Tuesday, May 20, 2014

Natchez Trace: May 18th or The First Rule of Bike Camping Is You Don't Talk About Bike Camping

Our motel from the night before

Chad's Restaurant
Sleeping indoors is definitely not overrated, especially if one has endured a number of nights, and mornings, in the rain.  And while it was drizzling Sunday morning, the weather forecast called for clearing skies.

We'd gone to Chad's the night before (remember?  I had the chicken fried steak - still sticking to only one fried meal a day, thank you very much) and as they weren't open Sunday mornings we asked if they might suggest a place for breakfast.  Well, Faye, who happens to be Chad's mom, offered to let us come in for breakfast while she prepared for Sunday lunch.  Really?!  We went over there Sunday morning, and she made eggs and sausage for us.   It was really nice, and then, after we paid and were going to leave, she said something really nice about how she could tell this was a good father-daughter trip.  (I believe I'd set the record straight, as it were, that I was not his peppy younger wife.) Great way to start the day!
The day did turn out to be sunny but with a cool breeze, which was perfect for cycling.  We stopped at the Meriwether Lewis campground and checked out the memorial to him.   There's a "mysterious death" story here, but I haven't gone on to research it.

My BBQ sandwich with some of the best fried okra I've encountered - definitely freshly made.

The trading post - where we had lunch.
Sunday was also the day the road stopped being pretty flat.  In fact, one hill nearly kicked our asses.  Thankfully, halfway up there was a scenic stop.  Yay!  Reason to get off the bike.

Fall Hollow was really nice and gave us a chance to rest our legs.  For the record, it was a mile long hill at a 13 degree grade.   Just sayin'.

Over the past week I've seen a lot of different animals.  Early on it was snakes (mostly dead on the road), and then turtles, lots of birds (cardinals,  blue jays, and these small indigo/purple-winged things - clearly, I'm not a birder), plus wild turkeys, a few deer, and a quail with chicks.  I'd also seen a number of dead armadillos, but then, I saw these -
live, little armadillos just rooting around the leaves.  I have to say, they were pretty damn cute.  The next day a woman at the gas station (mmm, mmm, good) said they carried leprosy.  Not so sure about that.
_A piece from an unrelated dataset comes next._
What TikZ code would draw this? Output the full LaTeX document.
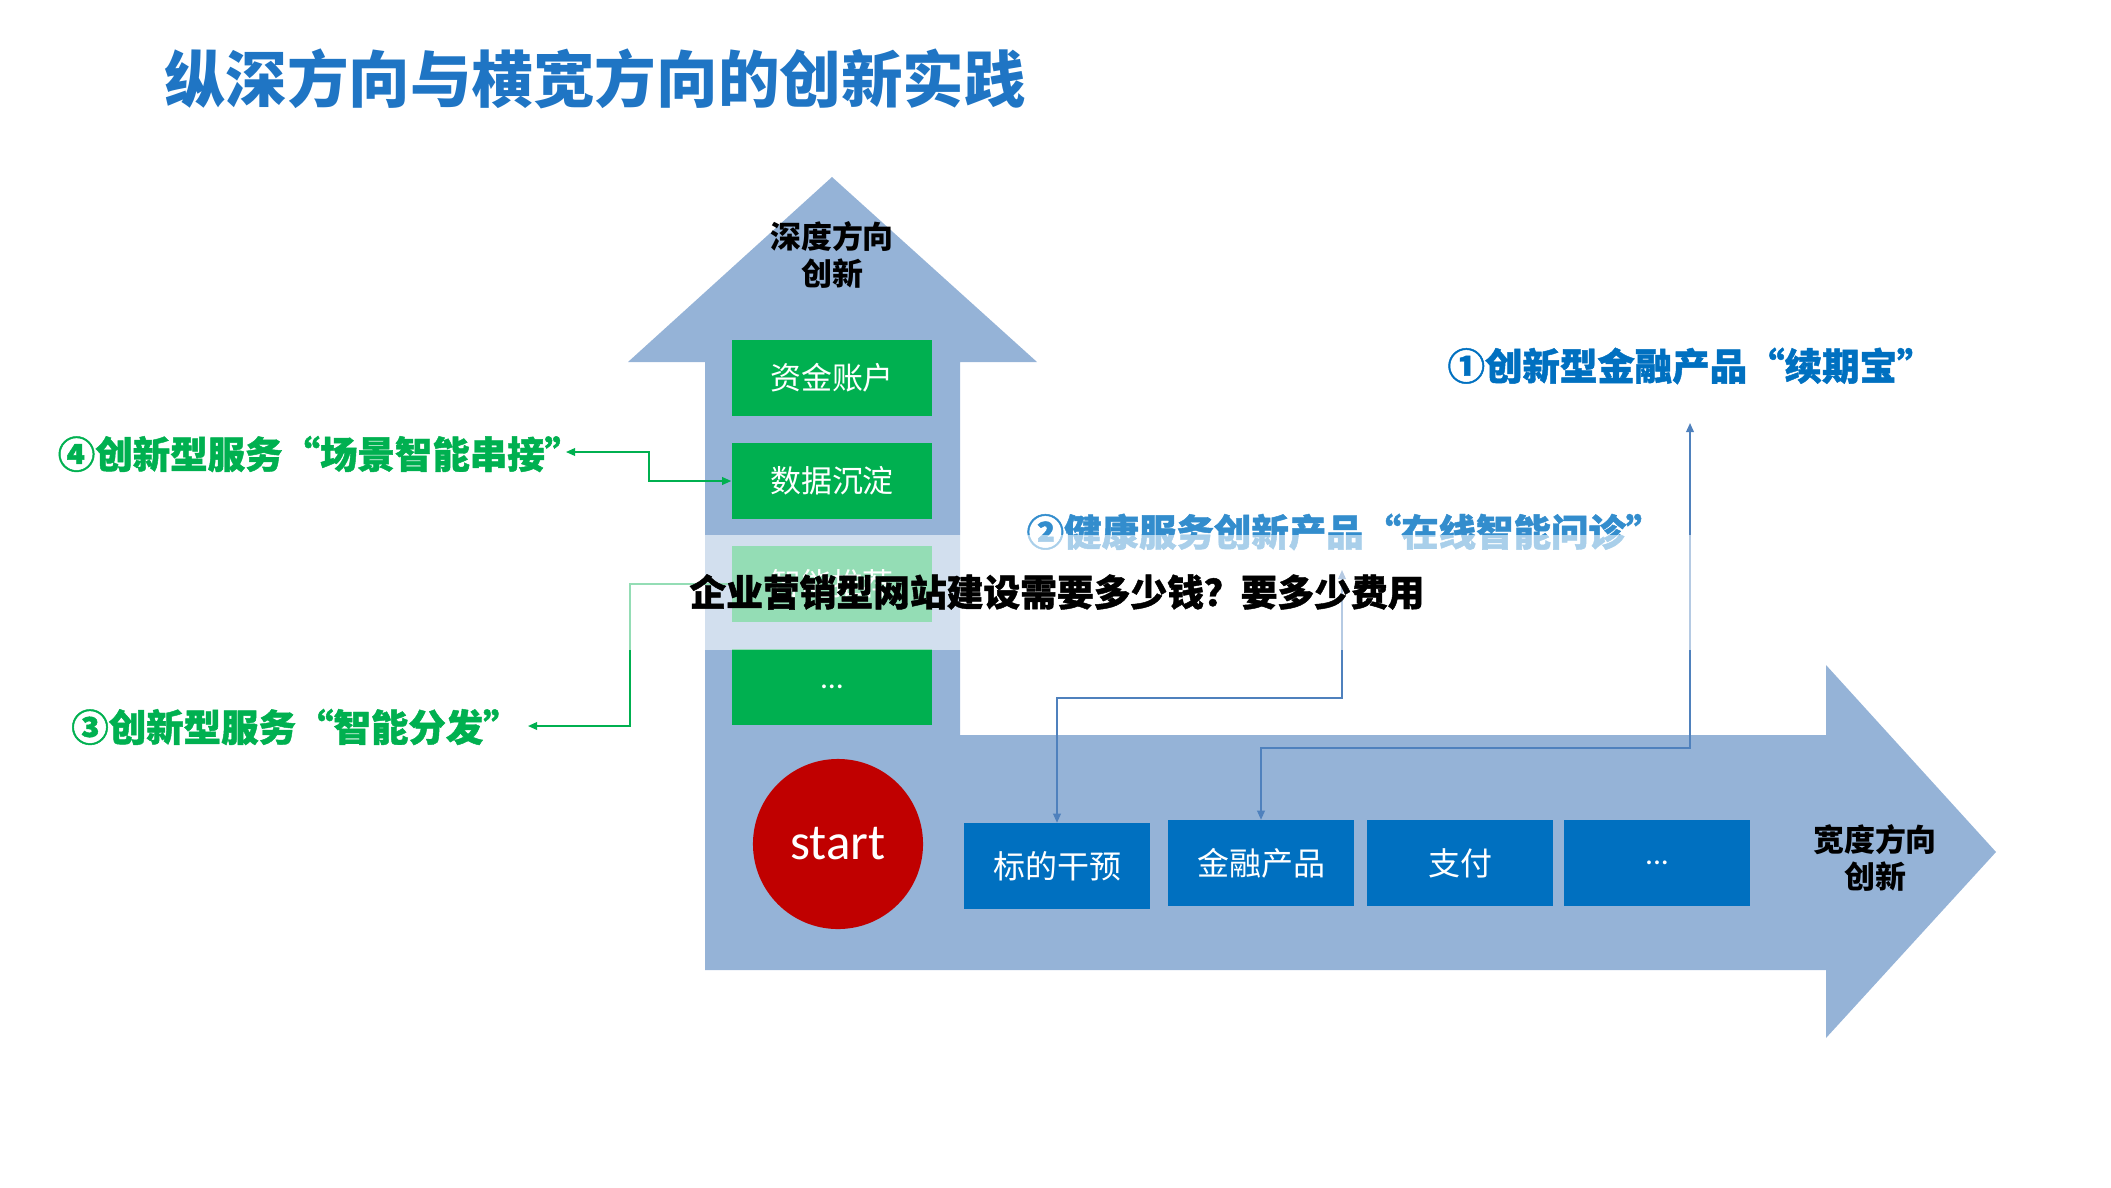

Finally it was time to set up camp.  Here's something that's a bit tedious about the Trace and its "bike friendliness."  There is a scattering of "bike primitive campsites" (meaning you can pitch a tent, but don't expect a bathroom other than the great outdoors itself) designated with a bike symbol on the map, but the symbol never appears on any of the signage on the parkway itself.  It's kind of like a club - if you don't already know about it, you won't find it.  Thankfully we found ours that night - it was off the Trace, but at least it was there.
Where we spent our last night on the Trace.
And since I know you're waiting for it - here are Sunday's grammar issues:
Care to add a few commas for clarity and flow?

One of my biggest pet peeves - the comma splice!


  1. I have to put fried okra on my bucket list: looks crazy good (remember when I was prego and got addicted to fried green beans from Hero burger?!!!!!)

  2. I wish I had your gift of punctuation and the finer points of grammar, but I don't. Despite reading numerous guides like The Elements of Style (made bearable by Maira Kalman's illustrations), Eats, Shoots, and Leaves, and others, the rules just don't sink in. I am a whiz at identifying what's in colour (i.e. yellow with a hint of black to sadden it).